Exercise =
Give the listing again exactly, omitting its images.

Stored data =
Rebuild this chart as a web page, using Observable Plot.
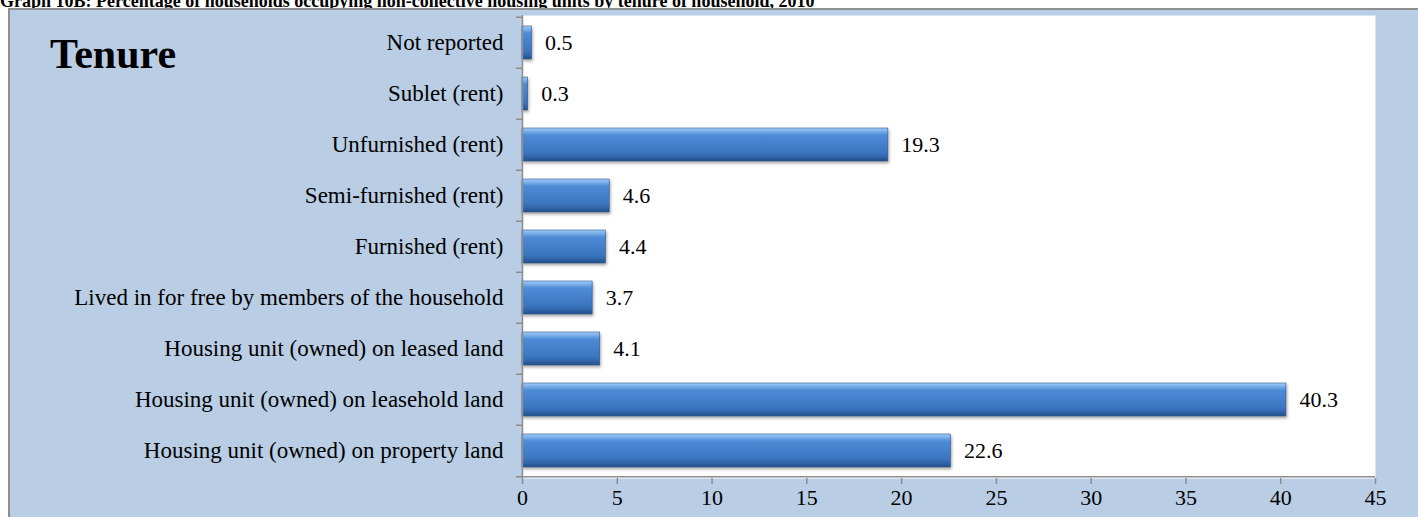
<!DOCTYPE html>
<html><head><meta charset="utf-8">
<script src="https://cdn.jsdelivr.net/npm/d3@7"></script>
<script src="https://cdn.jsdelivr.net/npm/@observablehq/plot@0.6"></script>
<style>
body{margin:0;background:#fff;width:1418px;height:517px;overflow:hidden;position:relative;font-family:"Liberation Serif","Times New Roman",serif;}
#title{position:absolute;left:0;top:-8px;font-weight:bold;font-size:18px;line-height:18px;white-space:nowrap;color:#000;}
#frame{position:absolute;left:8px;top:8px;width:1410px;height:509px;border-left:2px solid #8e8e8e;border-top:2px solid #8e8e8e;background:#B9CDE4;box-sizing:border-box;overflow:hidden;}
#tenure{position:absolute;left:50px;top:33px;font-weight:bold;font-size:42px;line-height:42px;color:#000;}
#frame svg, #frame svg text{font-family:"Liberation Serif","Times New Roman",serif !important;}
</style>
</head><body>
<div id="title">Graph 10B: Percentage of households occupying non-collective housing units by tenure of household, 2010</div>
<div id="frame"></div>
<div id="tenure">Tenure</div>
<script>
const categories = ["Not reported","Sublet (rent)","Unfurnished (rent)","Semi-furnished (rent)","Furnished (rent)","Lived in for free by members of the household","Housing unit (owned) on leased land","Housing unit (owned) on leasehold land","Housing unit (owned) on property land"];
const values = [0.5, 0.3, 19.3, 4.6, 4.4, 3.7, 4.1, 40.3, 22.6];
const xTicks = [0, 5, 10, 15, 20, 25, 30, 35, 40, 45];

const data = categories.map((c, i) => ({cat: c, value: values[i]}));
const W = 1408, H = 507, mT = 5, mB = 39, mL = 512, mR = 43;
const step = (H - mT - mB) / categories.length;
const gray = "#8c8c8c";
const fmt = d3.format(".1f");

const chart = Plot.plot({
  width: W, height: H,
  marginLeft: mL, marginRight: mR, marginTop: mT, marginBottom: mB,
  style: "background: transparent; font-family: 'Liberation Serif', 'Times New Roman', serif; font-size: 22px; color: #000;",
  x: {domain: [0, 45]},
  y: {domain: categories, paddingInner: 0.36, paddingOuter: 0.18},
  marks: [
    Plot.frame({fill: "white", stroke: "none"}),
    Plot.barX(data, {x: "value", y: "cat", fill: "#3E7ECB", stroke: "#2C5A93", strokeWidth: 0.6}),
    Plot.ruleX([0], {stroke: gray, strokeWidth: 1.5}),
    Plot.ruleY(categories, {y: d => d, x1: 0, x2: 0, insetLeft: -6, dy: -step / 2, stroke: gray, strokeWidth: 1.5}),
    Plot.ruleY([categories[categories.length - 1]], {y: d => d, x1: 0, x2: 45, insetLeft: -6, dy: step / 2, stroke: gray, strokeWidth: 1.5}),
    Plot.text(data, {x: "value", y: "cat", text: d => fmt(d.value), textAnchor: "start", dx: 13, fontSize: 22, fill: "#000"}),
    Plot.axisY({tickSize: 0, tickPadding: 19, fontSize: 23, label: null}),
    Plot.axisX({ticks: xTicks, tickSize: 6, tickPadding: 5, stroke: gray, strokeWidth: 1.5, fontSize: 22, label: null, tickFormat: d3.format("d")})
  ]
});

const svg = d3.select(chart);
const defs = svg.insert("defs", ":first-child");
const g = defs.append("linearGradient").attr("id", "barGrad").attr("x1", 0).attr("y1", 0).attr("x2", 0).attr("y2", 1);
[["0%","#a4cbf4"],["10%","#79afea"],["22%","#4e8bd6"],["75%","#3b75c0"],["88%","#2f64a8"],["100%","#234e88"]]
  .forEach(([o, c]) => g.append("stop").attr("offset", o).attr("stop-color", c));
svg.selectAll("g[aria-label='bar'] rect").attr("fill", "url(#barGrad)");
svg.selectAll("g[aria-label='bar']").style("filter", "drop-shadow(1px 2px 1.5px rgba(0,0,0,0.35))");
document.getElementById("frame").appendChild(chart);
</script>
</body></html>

Result =
Rebuild this chart as a web page, using Observable Plot.
<!DOCTYPE html>
<html><head><meta charset="utf-8">
<script src="https://cdn.jsdelivr.net/npm/d3@7"></script>
<script src="https://cdn.jsdelivr.net/npm/@observablehq/plot@0.6"></script>
<style>
body{margin:0;background:#fff;width:1418px;height:517px;overflow:hidden;position:relative;font-family:"Liberation Serif","Times New Roman",serif;}
#title{position:absolute;left:0;top:-8px;font-weight:bold;font-size:18px;line-height:18px;white-space:nowrap;color:#000;}
#frame{position:absolute;left:8px;top:8px;width:1410px;height:509px;border-left:2px solid #8e8e8e;border-top:2px solid #8e8e8e;background:#B9CDE4;box-sizing:border-box;overflow:hidden;}
#tenure{position:absolute;left:50px;top:33px;font-weight:bold;font-size:42px;line-height:42px;color:#000;}
#frame svg, #frame svg text{font-family:"Liberation Serif","Times New Roman",serif !important;}
</style>
</head><body>
<div id="title">Graph 10B: Percentage of households occupying non-collective housing units by tenure of household, 2010</div>
<div id="frame"></div>
<div id="tenure">Tenure</div>
<script>
const categories = ["Not reported","Sublet (rent)","Unfurnished (rent)","Semi-furnished (rent)","Furnished (rent)","Lived in for free by members of the household","Housing unit (owned) on leased land","Housing unit (owned) on leasehold land","Housing unit (owned) on property land"];
const values = [0.5, 0.3, 19.3, 4.6, 4.4, 3.7, 4.1, 40.3, 22.6];
const xTicks = [0, 5, 10, 15, 20, 25, 30, 35, 40, 45];

const data = categories.map((c, i) => ({cat: c, value: values[i]}));
const W = 1408, H = 507, mT = 5, mB = 39, mL = 512, mR = 43;
const step = (H - mT - mB) / categories.length;
const gray = "#8c8c8c";
const fmt = d3.format(".1f");

const chart = Plot.plot({
  width: W, height: H,
  marginLeft: mL, marginRight: mR, marginTop: mT, marginBottom: mB,
  style: "background: transparent; font-family: 'Liberation Serif', 'Times New Roman', serif; font-size: 22px; color: #000;",
  x: {domain: [0, 45]},
  y: {domain: categories, paddingInner: 0.36, paddingOuter: 0.18},
  marks: [
    Plot.frame({fill: "white", stroke: "none"}),
    Plot.barX(data, {x: "value", y: "cat", fill: "#3E7ECB", stroke: "#2C5A93", strokeWidth: 0.6}),
    Plot.ruleX([0], {stroke: gray, strokeWidth: 1.5}),
    Plot.ruleY(categories, {y: d => d, x1: 0, x2: 0, insetLeft: -6, dy: -step / 2, stroke: gray, strokeWidth: 1.5}),
    Plot.ruleY([categories[categories.length - 1]], {y: d => d, x1: 0, x2: 45, insetLeft: -6, dy: step / 2, stroke: gray, strokeWidth: 1.5}),
    Plot.text(data, {x: "value", y: "cat", text: d => fmt(d.value), textAnchor: "start", dx: 13, fontSize: 22, fill: "#000"}),
    Plot.axisY({tickSize: 0, tickPadding: 19, fontSize: 23, label: null}),
    Plot.axisX({ticks: xTicks, tickSize: 6, tickPadding: 5, stroke: gray, strokeWidth: 1.5, fontSize: 22, label: null, tickFormat: d3.format("d")})
  ]
});

const svg = d3.select(chart);
const defs = svg.insert("defs", ":first-child");
const g = defs.append("linearGradient").attr("id", "barGrad").attr("x1", 0).attr("y1", 0).attr("x2", 0).attr("y2", 1);
[["0%","#a4cbf4"],["10%","#79afea"],["22%","#4e8bd6"],["75%","#3b75c0"],["88%","#2f64a8"],["100%","#234e88"]]
  .forEach(([o, c]) => g.append("stop").attr("offset", o).attr("stop-color", c));
svg.selectAll("g[aria-label='bar'] rect").attr("fill", "url(#barGrad)");
svg.selectAll("g[aria-label='bar']").style("filter", "drop-shadow(1px 2px 1.5px rgba(0,0,0,0.35))");
document.getElementById("frame").appendChild(chart);
</script>
</body></html>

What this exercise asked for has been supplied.